Vous rappelez-vous de la dernière fois qu’un député machiniste a été élu à l’Assemblée nationale ou qu’une députée caissière a occupé un poste de ministre? Non? Pourtant, notre démocratie n’a-t-elle pas la prétention d’être représentative? Que représente-t-elle alors? Le vote de l’électorat? Ce serait beau, mais visiblement, le niveau de distorsion les votes reçus par chacun des partis et leur nombre de sièges réel est trop grand pour que l’on puisse prétendre que c’est le cas. Par contre, nous savons que la députation a pour travail de représenter la population, mais à quel point en est-elle capable? L’enjeu de l’adéquation entre la population représentée et les caractéristiques socioéconomiques de la classe politique est rarement soulevé. Or, c’est précisément ce que nous allons tenter de faire ici.

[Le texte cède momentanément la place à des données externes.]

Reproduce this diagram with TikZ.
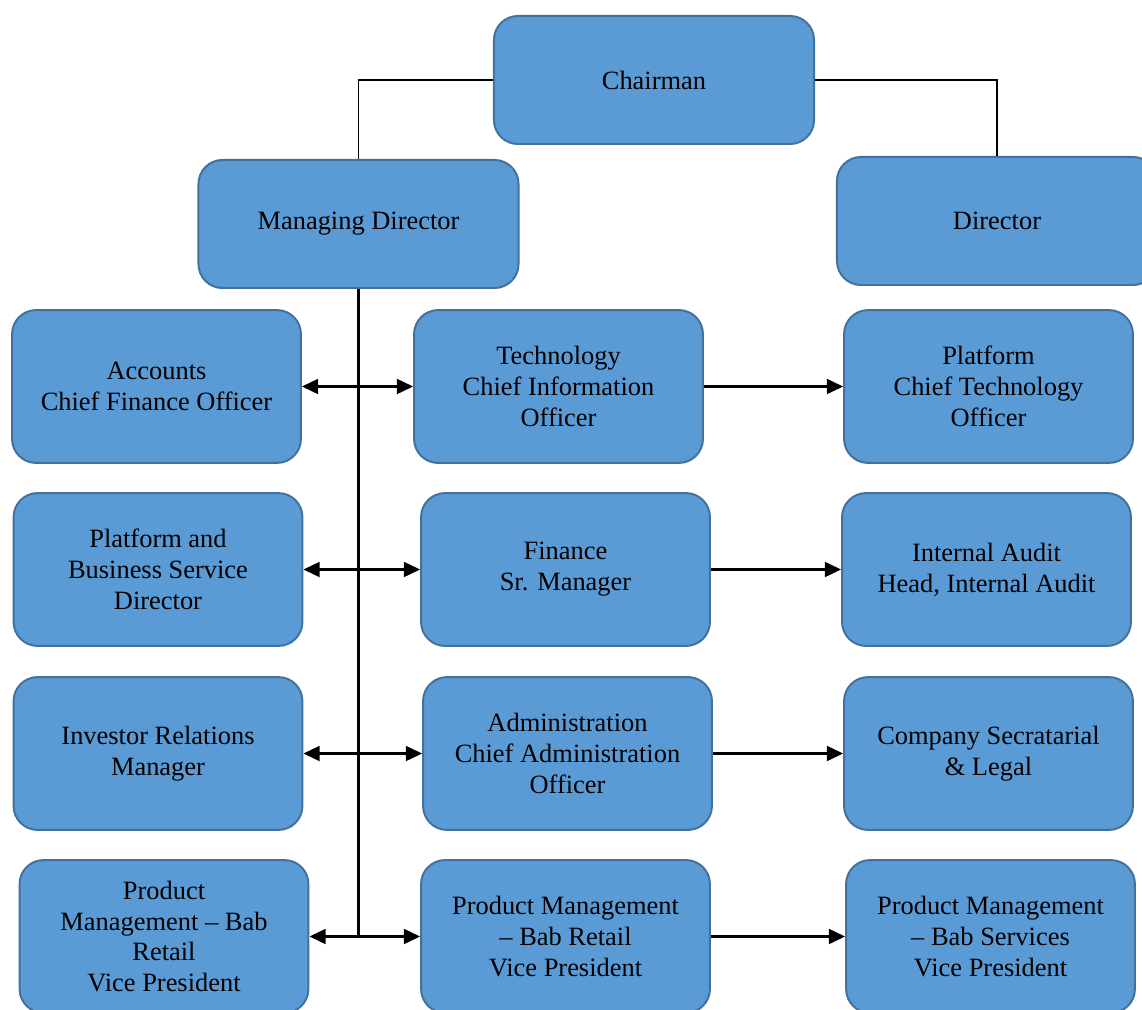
\documentclass[tikz,border=0pt]{standalone}
\usepackage{fontspec}
\setmainfont{Liberation Serif}
\usetikzlibrary{arrows.meta}
\definecolor{boxblue}{HTML}{5B9BD5}
\definecolor{boxedge}{HTML}{41719C}
\tikzset{
  post/.style={draw=boxedge, fill=boxblue, line width=1.4pt, rounded corners=0.6cm,
    align=center, inner sep=0pt, minimum width=7.22cm, minimum height=3.82cm,
    font=\fontsize{18.8}{22}\selectfont},
  top/.style={post, minimum width=8cm, minimum height=3.2cm},
  link/.style={line width=1.8pt, -{Triangle[length=11.5pt,width=10.5pt]}},
  both/.style={line width=1.8pt, {Triangle[length=11.5pt,width=10.5pt]}-{Triangle[length=11.5pt,width=10.5pt]}}
}
\begin{document}
\begin{tikzpicture}[x=0.025cm, y=-0.025cm]
  \useasboundingbox (0,0) rectangle (1142,1010);
  % top level
  \node[top] (chair) at (654,80) {Chairman};
  \node[top] (md) at (358.5,224) {Managing Director};
  \node[top] (dir) at (997,221) {Director};
  % first row
  \node[post] (acc) at (156.5,386.5) {Accounts\\Chief Finance Officer};
  \node[post] (tech) at (558.5,386.5) {Technology\\Chief Information\\Officer};
  \node[post] (plat) at (988.5,386.5) {Platform\\Chief Technology\\Officer};
  % second row
  \node[post] (pbs) at (158,569.5) {Platform and\\Business Service\\Director};
  \node[post] (fin) at (565.5,569.5) {Finance\\Sr. Manager};
  \node[post] (audit) at (986.5,569.5) {Internal Audit\\Head, Internal Audit};
  % third row
  \node[post] (inv) at (158,753.5) {Investor Relations\\Manager};
  \node[post] (admin) at (567.5,753.5) {Administration\\Chief Administration\\Officer};
  \node[post] (csec) at (988.5,753.5) {Company Secratarial\\\& Legal};
  % fourth row
  \node[post] (pmleft) at (164,936.5) {Product\\Management -- Bab\\Retail\\Vice President};
  \node[post] (pmretail) at (565.5,936.5) {Product Management\\-- Bab Retail\\Vice President};
  \node[post] (pmserv) at (990.5,936.5) {Product Management\\-- Bab Services\\Vice President};
  % connectors
  \draw[line width=1.4pt] (chair.west) -| (md.north);
  \draw[line width=1.4pt] (chair.east) -| (dir.north);
  \draw[line width=1.8pt] (md.south) -- (md.south |- pmleft.east);
  \draw[both] (acc.east) -- (tech.west);
  \draw[both] (pbs.east) -- (fin.west);
  \draw[both] (inv.east) -- (admin.west);
  \draw[both] (pmleft.east) -- (pmretail.west);
  \draw[link] (tech.east) -- (plat.west);
  \draw[link] (fin.east) -- (audit.west);
  \draw[link] (admin.east) -- (csec.west);
  \draw[link] (pmretail.east) -- (pmserv.west);
\end{tikzpicture}
\end{document}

Premier écueil : l’absence complète de ressemblance entre les emplois qui étaient occupés par les députés et les députées avant leur entrée en fonction et les emplois occupés par la population dans son ensemble. En effet, si l’on se fiait à l’Assemblée nationale comme échantillon pour évaluer les métiers pratiqués par la population, on en conclurait que les gens travaillent majoritairement dans le domaine du droit, de l’entrepreneuriat ou dans les hauts postes de la fonction publique. C’en est à croire que presque personne ne travaille en usine, dans les cuisines ou dans tout autre métier rémunéré à moins de 100 000 $ par année. Cette invisibilité des travailleurs et des travailleuses, c’est également l’invisibilité de la condition de ces personnes. Et que dire du salaire de la députation qui la place clairement dans une position privilégiée par rapport au peuple qu’elle est censée représenter? Non seulement le revenu est beaucoup plus élevé, mais en plus il vient avec une stabilité d’emploi qui ferait rêver n’importe quel travailleur ou n’importe quelle travailleuse précaire. Bon an mal an, un député ou une députée touche son salaire pendant au minimum 4 années et les exemples de personnes faisant leur carrière sur les bancs de l’Assemblée ne manquent pas.
Le second problème ressemble beaucoup au premier, car il consiste en l’invisibilité de plusieurs groupes de la société. Les femmes, qui composent pourtant la moitié de la société, ne sont actuellement que 36 sur les bancs de l’assemblée nationale, ce qui correspond à 28,8 % de la composition de la chambre. Le même constat peut être fait pour les personnes racisées qui sont elles aussi largement sous-représentées. Certaines personnes pourraient se demander en quoi cela représente vraiment un problème. Il faut à ce moment s’interroger sur ce que le fait d’être socialisé dans un corps plutôt qu’un autre et d’avoir subi le traitement de la société en tant que femme ou en tant que personne racisée a comme impact sur la façon de voir le monde. Car, vivre une vie d’homme blanc ce n’est pas la même chose que vivre une vie de femme autochtone, ne serait-ce que parce que les opportunités et le niveau de violence ou de discrimination est complètement différents. C’est d’ailleurs pourquoi les militantes féministes et les activistes antiracistes défendent généralement l’utilisation d’outils d’analyses différenciées permettant de mettre en évidence et de documenter avec précision la discrimination latente et parfois manifeste de certaines institutions.
Récapitulons : la députation a pour travail de représenter la population, mais sachant qu’elle n’est pas représentative des caractéristiques socioéconomiques de celle-ci, à quel point en est-elle capable? Il semble difficile, dans un tel cas, de représenter adéquatement les intérêts de la population. Tout au plus, la députation peut faire des efforts pour porter la voix des gens (mais encore, cela suppose de tenir des consultations publiques entre les élections!) En somme, le manque de représentativité de l’Assemblée nationale est à juste titre pointé du doigt en ce qui a trait au mode de scrutin, il s’avère important de considérer aussi le manque de représentativité à la lumière des caractéristiques socioéconomiques de la députation. Cela étant dit, il ne suffit pas de critiquer le système pour régler le problème. Il faut aussi penser aux mécanismes permettant d’ajuster la situation et c’est ici qu’il faut faire une place à la créativité politique.